Une spiritualité de pacotille

Le développement personnel aime puiser dans les sagesses orientales, les traditions spirituelles, les mythes de la transformation. On n'a qu'à songer aux accords toltèques, que je viens de rencontrer dans la formation aux sciences humaines (SIC) d'une école d'ingénieurs où j'interviens. Mais il le fait souvent en détachant ces savoirs de leur ancrage historique, symbolique et communautaire. Il en résulte une spiritualité de supermarché : flexible, désengagée, soluble dans la performance. J'avais abordé ce point dans l'épisode 16 du podcast, à la lumière de l'ouvrage d'Olivier Roy : l'aplatissement du monde.

Simone Weil, quant à elle, propose une autre voie : une spiritualité de l’attention, de l’obligation et de la limite. Elle ne cherche pas à être "alignée avec elle-même", mais à se mettre au service du réel, à penser à partir de ce qui résiste. Elle parle de "décréation" de soi, là où le DP promet la glorification de l’ego. Ce qu’elle propose, ce n’est pas de "trouver sa mission de vie", mais de répondre à ce que le monde, l’autre, le travail exigent de nous... sans prendre la fuite.

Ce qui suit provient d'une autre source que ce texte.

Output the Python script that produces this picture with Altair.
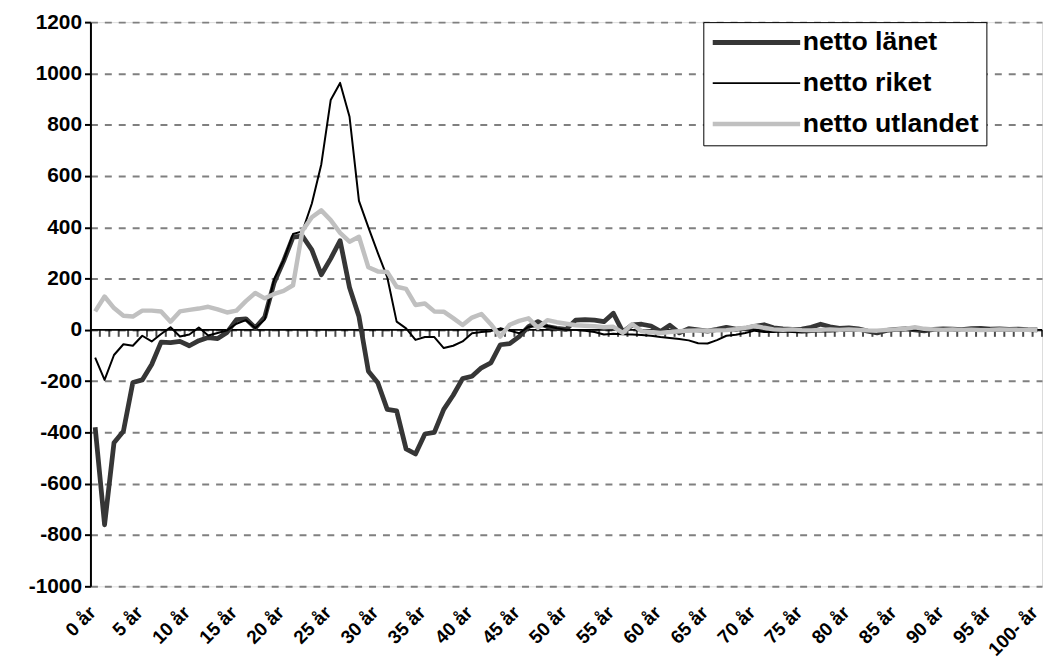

Relire Simone Weil aujourd’hui, ce n’est pas revenir à une forme de moralisme sacrificiel. C’est penser à nouveau ce que le développement personnel nous fait oublier : la réalité des conditions et des rapports sociaux, la profondeur des besoins humains, la noblesse possible du travail, la fragilité du langage.

Dans un monde qui demande à chacun·e "d’aller bien" coûte que coûte, même au prix de son intelligence, Simone Weil nous propose une autre voie : celle de l’attention au réel et de la justice comme exigence.